Full pipeline (Start Process button)
The complete pipeline triggered by the main button:
- Trad/Simp conversion (if enabled): applies the appropriate protected rules
- Normalize newlines + strip novel artifacts: unify
\r\n→\n, remove common downloader watermarks /分卷阅读markers / horizontal-rule lines - Full-width → half-width: normalize Latin letters, digits, and punctuation
- Chapter mark formatting: replace colons in
第X章:with spaces, compress redundant spaces around chapter markers - Chapter split (if enabled): break inline-written chapter titles
- Keyword filtering (if filled): drop lines matching keywords (subject to threshold exemption)

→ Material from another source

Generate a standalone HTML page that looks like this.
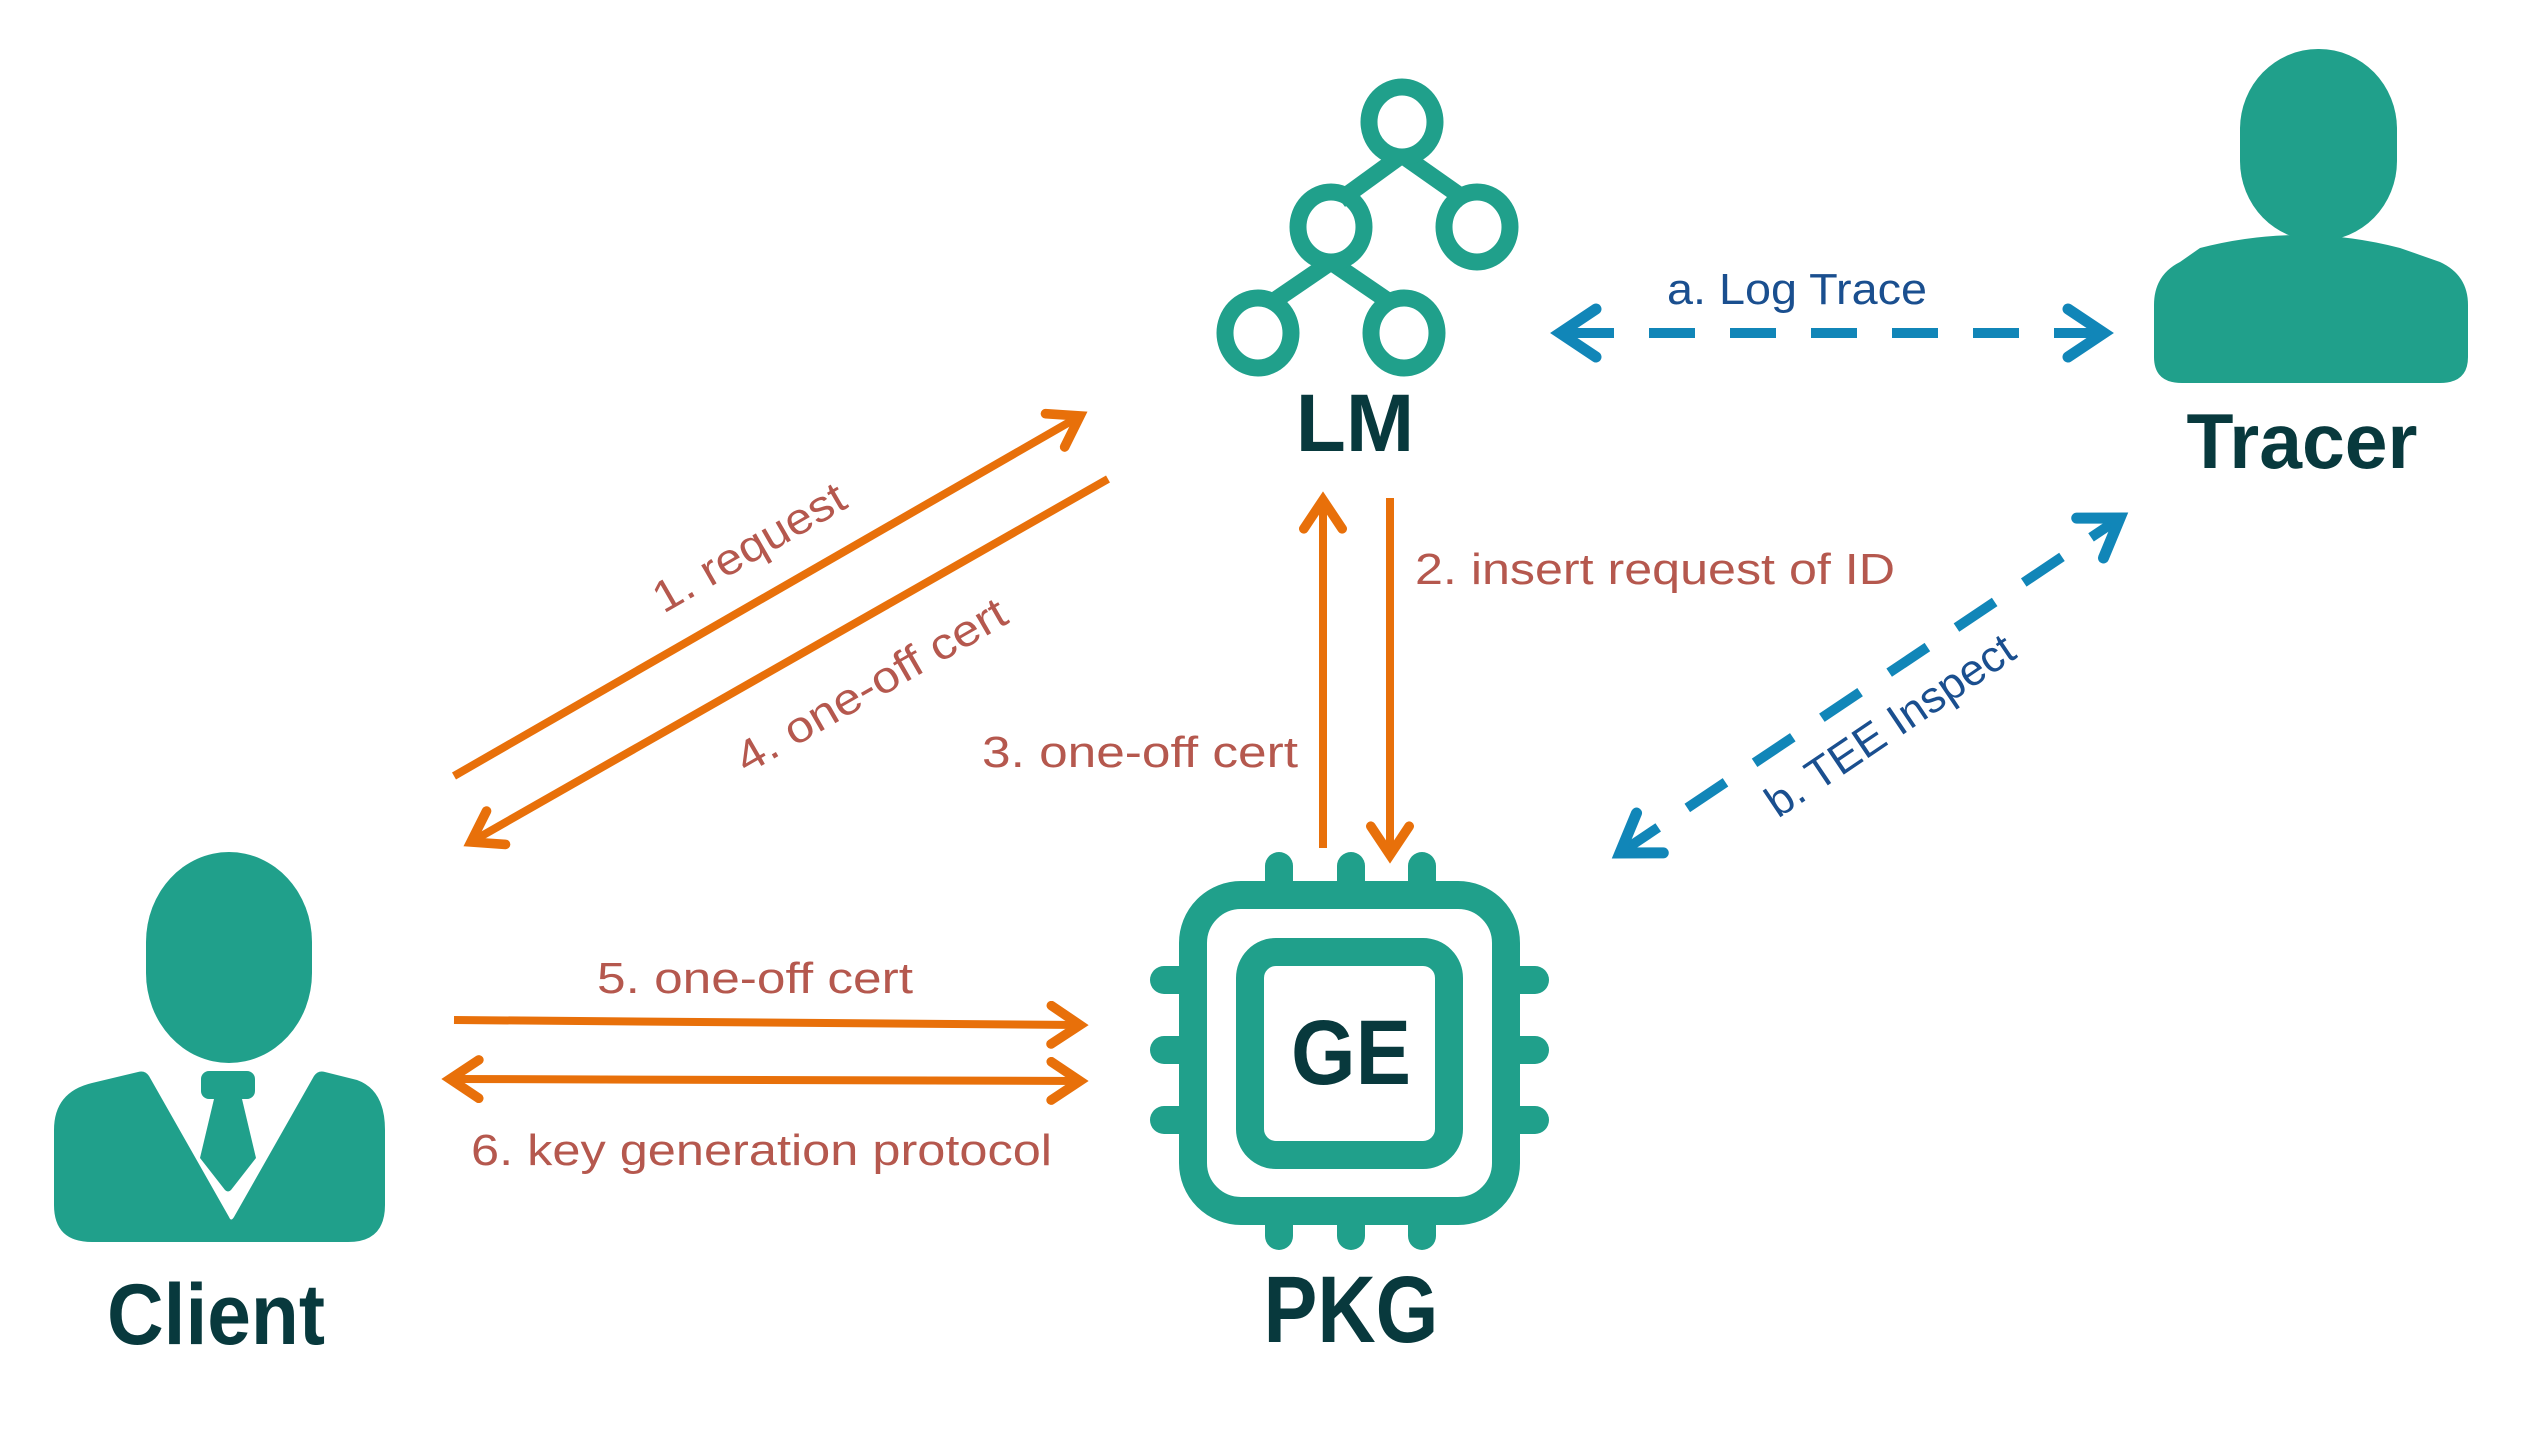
<!DOCTYPE html>
<html><head><meta charset="utf-8"><style>html,body{margin:0;padding:0;background:#fff;}svg{display:block}</style></head>
<body>
<svg width="2532" height="1431" viewBox="0 0 2532 1431" xmlns="http://www.w3.org/2000/svg" font-family="Liberation Sans, sans-serif">
<defs>
<marker id="oa" markerWidth="6" markerHeight="6" refX="4.6" refY="3" orient="auto" markerUnits="strokeWidth"><path d="M1,0.6 L4.6,3 L1,5.4" fill="none" stroke="#E8700A" stroke-width="1.2" stroke-linecap="round"/></marker>
<marker id="ba" markerWidth="6" markerHeight="6" refX="4.6" refY="3" orient="auto" markerUnits="strokeWidth"><path d="M1,0.6 L4.6,3 L1,5.4" fill="none" stroke="#1186B8" stroke-width="1.1" stroke-linecap="round"/></marker>
<marker id="bas" markerWidth="6" markerHeight="6" refX="1.4" refY="3" orient="auto" markerUnits="strokeWidth"><path d="M5,0.6 L1.4,3 L5,5.4" fill="none" stroke="#1186B8" stroke-width="1.1" stroke-linecap="round"/></marker>
<marker id="oas" markerWidth="6" markerHeight="6" refX="1.4" refY="3" orient="auto" markerUnits="strokeWidth"><path d="M5,0.6 L1.4,3 L5,5.4" fill="none" stroke="#E8700A" stroke-width="1.2" stroke-linecap="round"/></marker>
</defs>

<!-- LM tree -->
<g fill="none" stroke="#20A08B" stroke-width="17">
<line x1="1402" y1="155" x2="1340" y2="200"/>
<line x1="1402" y1="155" x2="1466" y2="200"/>
<line x1="1331" y1="262" x2="1268" y2="305"/>
<line x1="1331" y1="262" x2="1394" y2="305"/>
<ellipse cx="1402" cy="122" rx="33" ry="35"/>
<ellipse cx="1331" cy="227" rx="33" ry="35"/>
<ellipse cx="1477" cy="227" rx="33" ry="35"/>
<ellipse cx="1258" cy="333" rx="33" ry="35"/>
<ellipse cx="1404" cy="333" rx="33" ry="35"/>
</g>
<text x="1355" y="451" font-size="82" font-weight="bold" fill="#08393D" text-anchor="middle">LM</text>

<!-- Tracer -->
<g fill="#20A08B">
<rect x="2240" y="49" width="157" height="192" rx="78" ry="80"/>
<path d="M2200,248 Q2300,222 2400,248 L2440,262 Q2468,275 2468,305 L2468,357 Q2468,383 2440,383 L2182,383 Q2154,383 2154,357 L2154,305 Q2154,275 2180,262 Z"/>
</g>
<text x="2302" y="468" font-size="78" font-weight="bold" fill="#08393D" text-anchor="middle" textLength="231" lengthAdjust="spacingAndGlyphs">Tracer</text>

<!-- Client -->
<g fill="#20A08B">
<rect x="146" y="852" width="166" height="211" rx="83" ry="90"/>
<path d="M92,1083 L138,1072 Q145,1070 149,1076 L229,1217 Q231,1222 234,1217 L314,1076 Q318,1070 325,1072 L357,1080 Q385,1090 385,1130 L385,1205 Q385,1242 348,1242 L92,1242 Q54,1242 54,1205 L54,1130 Q54,1092 92,1083 Z"/>
<rect x="201" y="1071" width="54" height="28" rx="8"/>
<path d="M214,1099 L242,1099 L256,1158 L231,1190 Q228,1193 225,1190 L200,1158 Z"/>
</g>
<text x="216" y="1344" font-size="86" font-weight="bold" fill="#08393D" text-anchor="middle" textLength="218" lengthAdjust="spacingAndGlyphs">Client</text>

<!-- PKG chip -->
<g transform="translate(-6,0)">
<g fill="#20A08B">
<rect x="1271" y="852" width="28" height="44" rx="14"/>
<rect x="1343" y="852" width="28" height="44" rx="14"/>
<rect x="1414" y="852" width="28" height="44" rx="14"/>
<rect x="1271" y="1208" width="28" height="42" rx="14"/>
<rect x="1343" y="1208" width="28" height="42" rx="14"/>
<rect x="1414" y="1208" width="28" height="42" rx="14"/>
<rect x="1156" y="966" width="44" height="28" rx="14"/>
<rect x="1156" y="1036" width="44" height="28" rx="14"/>
<rect x="1156" y="1106" width="44" height="28" rx="14"/>
<rect x="1511" y="966" width="44" height="28" rx="14"/>
<rect x="1511" y="1036" width="44" height="28" rx="14"/>
<rect x="1511" y="1106" width="44" height="28" rx="14"/>
</g>
<rect x="1199" y="895" width="313" height="316" rx="48" fill="#fff" stroke="#20A08B" stroke-width="28"/>
<rect x="1256" y="952" width="199" height="203" rx="26" fill="#fff" stroke="#20A08B" stroke-width="28"/>
<text x="1357" y="1084" font-size="92" font-weight="bold" fill="#08393D" text-anchor="middle" textLength="120" lengthAdjust="spacingAndGlyphs">GE</text>
<text x="1357" y="1342" font-size="95" font-weight="bold" fill="#08393D" text-anchor="middle" textLength="175" lengthAdjust="spacingAndGlyphs">PKG</text>
</g>

<!-- orange arrows -->
<g stroke="#E8700A" stroke-width="8" fill="none">
<line x1="454" y1="776" x2="1080" y2="416" marker-end="url(#oa)"/>
<line x1="1108" y1="479" x2="471" y2="842" marker-end="url(#oa)"/>
<line x1="1323" y1="848" x2="1323" y2="500" marker-end="url(#oa)"/>
<line x1="1390" y1="498" x2="1390" y2="855" marker-end="url(#oa)"/>
<line x1="454" y1="1020" x2="1080" y2="1025" marker-end="url(#oa)"/>
<line x1="450" y1="1079" x2="1080" y2="1081" marker-start="url(#oas)" marker-end="url(#oa)"/>
</g>

<!-- blue dashed arrows -->
<g stroke="#1186B8" stroke-width="10" fill="none">
<line x1="1560" y1="333" x2="2104" y2="333" stroke-dasharray="46,35" stroke-dashoffset="-8" marker-start="url(#bas)" marker-end="url(#ba)"/>
<line x1="1620" y1="853" x2="2120" y2="518" stroke-dasharray="46,35" marker-start="url(#bas)" marker-end="url(#ba)"/>
</g>

<!-- labels -->
<g font-size="44" fill="#B5584E">
<text x="750" y="562" text-anchor="middle" transform="rotate(-30 750 549)" textLength="215" lengthAdjust="spacingAndGlyphs">1. request</text>
<text x="872" y="700" text-anchor="middle" transform="rotate(-30 872 687)" textLength="305" lengthAdjust="spacingAndGlyphs">4. one-off cert</text>
<text x="1415" y="584" textLength="480" lengthAdjust="spacingAndGlyphs">2. insert request of ID</text>
<text x="982" y="767" textLength="316" lengthAdjust="spacingAndGlyphs">3. one-off cert</text>
<text x="597" y="993" textLength="316" lengthAdjust="spacingAndGlyphs">5. one-off cert</text>
<text x="471" y="1165" textLength="581" lengthAdjust="spacingAndGlyphs">6. key generation protocol</text>
</g>
<g font-size="44" fill="#1A4F8F">
<text x="1667" y="304" textLength="260" lengthAdjust="spacingAndGlyphs">a. Log Trace</text>
<text x="1891" y="740" text-anchor="middle" transform="rotate(-34 1891 727)" textLength="290" lengthAdjust="spacingAndGlyphs">b. TEE Inspect</text>
</g>
</svg>
</body></html>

- Line-end digit stripping (if enabled): strip trailing digits on long lines
- Paragraph splitting (if enabled): break long paragraphs
- Smart line break / paragraph indent: re-merge broken sentences, add paragraph indent, collapse extra blank lines
Result card
After processing:
- Auto-copied to clipboard
- Copy / Export / Edit in place: same as Chinese Converter
- Result → Source: pipe the result back into the input for further processing (rare)

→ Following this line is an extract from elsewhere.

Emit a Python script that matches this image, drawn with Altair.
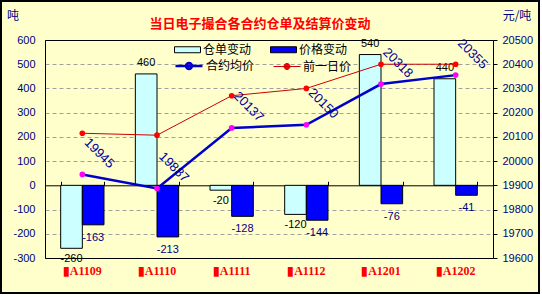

With "Auto-Export" enabled, the preview is skipped and the file downloads immediately.
Tips
First-time use
- Test on a small slice (1-2 chapters) first; tune the config before processing the full book
- Start filter words with 1-2 obvious watermark terms; expand the list after verifying
Power moves
- Filter Threshold is the key trick: set it to ~50 (or the average paragraph length) to surgically delete short watermark lines while keeping long body paragraphs
- Run Chapter Reorder standalone: when you only want to fix chapter order, click Chapter Reorder directly — don't run the full Start Process pipeline
- Pre-edit Protected Dictionary: for novels with rare Trad/Simp-mixed proper names, add them to the dictionary first, then run Start Process
When it shines
- Format-broken text from pirated novel sites
- Novel collections harvested by scrapers / auto-downloaders
- Long-form text from OCR / PDF copying
- Pre-processing before importing into Kindle / Moon+ Reader / Apple Books
Technical note
For deeply-obfuscated watermarks (scrambled-character promotional content), combine Filter Words with Filter Threshold as a first pass. Extremely obfuscated patterns are best handled by the Text Toolbox with a custom regex, then fed back here for layout.
Runs entirely in your browser — no data is uploaded.